Samedi 16 février 2013, La crise, quelle crise ?, nouvel album BD collectif des éditions de la Gouttière, créait l'événement à Amiens puisqu'une quinzaine de ses auteurs étaient présents en dédicace dans cinq librairies de la ville : Bulle en Stock, Librairie du Labyrinthe, Librairie Pages d'Encre, Librairie Martelle et la Fnac. Une initiative sympathique qui invitait le lecteur à passer d'un lieu à l'autre pour les rencontrer, et à pousser la porte de librairies qu'il n'a pas forcément l'habitude de fréquenter.

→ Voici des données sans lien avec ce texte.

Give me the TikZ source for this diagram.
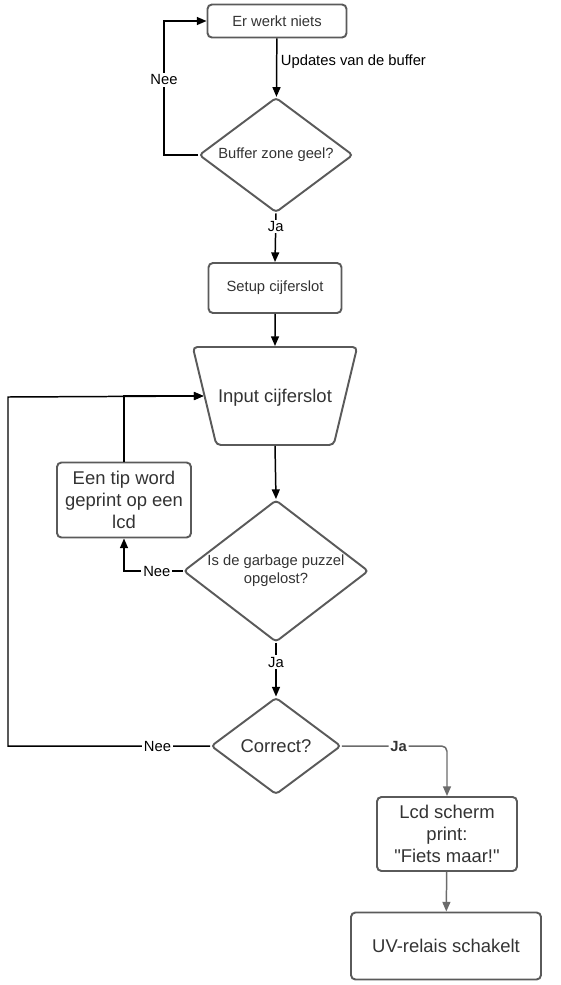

Après Cicatrices de guerre(s) en 2009, le département éditorial d'On a marché sur la Bulle a proposé aux auteurs de la région de plancher sur le thème (fédérateur ?) de la crise. Un exercice difficile en quelques planches seulement. D'autres personnalités hors région se sont jointes au projet, mais dans chacune des dix histoires, l'un au moins des auteurs vit et travaille en Picardie.
Si la gestation de cet album a eu des allures de parcours du combattant pour l'éditeur (renoncement de certains auteurs renommés, faillite de l'imprimeur...), le résultat est à la hauteur des efforts engagés. Dix histoires très variées pour autant de points de vue sur cette fameuse crise. Une façon de démontrer efficacement que ses effets ne sont pas tout à fait les mêmes, selon la place que l'on occupe...
Le scénariste brestois Kris, a choisi de raconter l'histoire de son propre père, dont le commerce de meubles a subi la crise de plein fouet. Un récit aussi personnel qu'émouvant, qui rappelle que le mot "patron" recouvre bien des réalités dans notre pays.
Norédine Allam © Ed. de la Gouttière
Norédine Allam a souhaité nous mettre devant les yeux Le zapping de la crise, ce flot ininterrompu d'images qui nous parviennent du monde entier : anxiogènes, racoleuses, bouleversantes... La surmédiatisation renforce tous les phénomènes, et notre sentiment d'impuissance vis-à-vis de drames qui se jouent à l'autre bout de la planète.
Avec Venise Rigodon, Denis Lachaussée et Hardoc pointent du doigt les pratiques abusives de certains banquiers sans scrupules, qui profitent de la naïveté ou de l'ignorance de leurs petits clients. Une histoire qui relativise aussi l'importance de l'argent.
Denis Lachaussée/Hardoc © Ed. de la Gouttière
Lorsqu'il a décidé de s'investir dans cet album, Emmanuel Beaudry a tout de suite pensé y introduire le point de vue de l'enfance. Il a d'abord imaginé le mettre en perspective avec celui des adultes, avant d'opter pour une histoire entièrement consacrée à un échange entre deux petits au sujet de la crise, cette maladie bien étrange...
Emmanuel Beaudry/Raoul Douglas © Ed. de la Gouttière
Avec Voyage organisé, Nicolas Lochon et Alex-Imé nous plongent dans les tréfonds d'une société animalière où la crise fait des ravages... et où la lutte acharnée contre l'immigration fait office de réponse. Dans Carton, deux personnages cyniques et détestables nous montrent qu'entre le tout récent chômeur et celui qui travaille, le plus à plaindre n'est pas toujours celui qu'on croit... C'est beau ! de Dominique Zay et Greg Blondin est la seule histoire en noir et blanc, une fable grinçante qui met en scène un "grand" patron.
Money et Accroc au Krach nous emmènent dans un univers de traders débauchés où l'argent règne en maître. Enfin, la dernière histoire de l'album, signée Philippe Thirault et Emem, fait figure de douche froide. Intitulée Crisonomics, elle évoque un jeu de télé réalité qui a des conséquences sur la vie professionnelle des candidats. Malchanceux, ils prennent le risque de tout perdre... et bien plus encore.
Chacune des histoires de l'album est introduite par une citation très à propos (économie, finance, capitalisme...) qui nous replace dans un contexte historique plus large. Que l'on se rassure (ou pas), la crise, omniprésente dans les médias ou les discours économiques et politiques, n'est pas un phénomène récent.
"Il paraît que la crise rend les riches plus riches et les pauvres plus pauvres. Je ne vois pas en quoi c'est une crise. Depuis que je suis petit, c'est comme ça." Michel Colucci, dit Coluche (1944-1986).
Alors, la crise : cause ou conséquence de l'état de nos sociétés ? L'individualisme, la cupidité, la violence, le voyeurisme... en sont-ils des produits ou l'origine directe ? Les deux, sans doute ? Vaste sujet sur lequel cet album réussi nous offre de réfléchir, en dix histoires complémentaires... entre émoi et effroi.
Crisis ? What crisis ?, le quatrième album studio des Supertramp sorti en 1975, a inspiré le titre du collectif.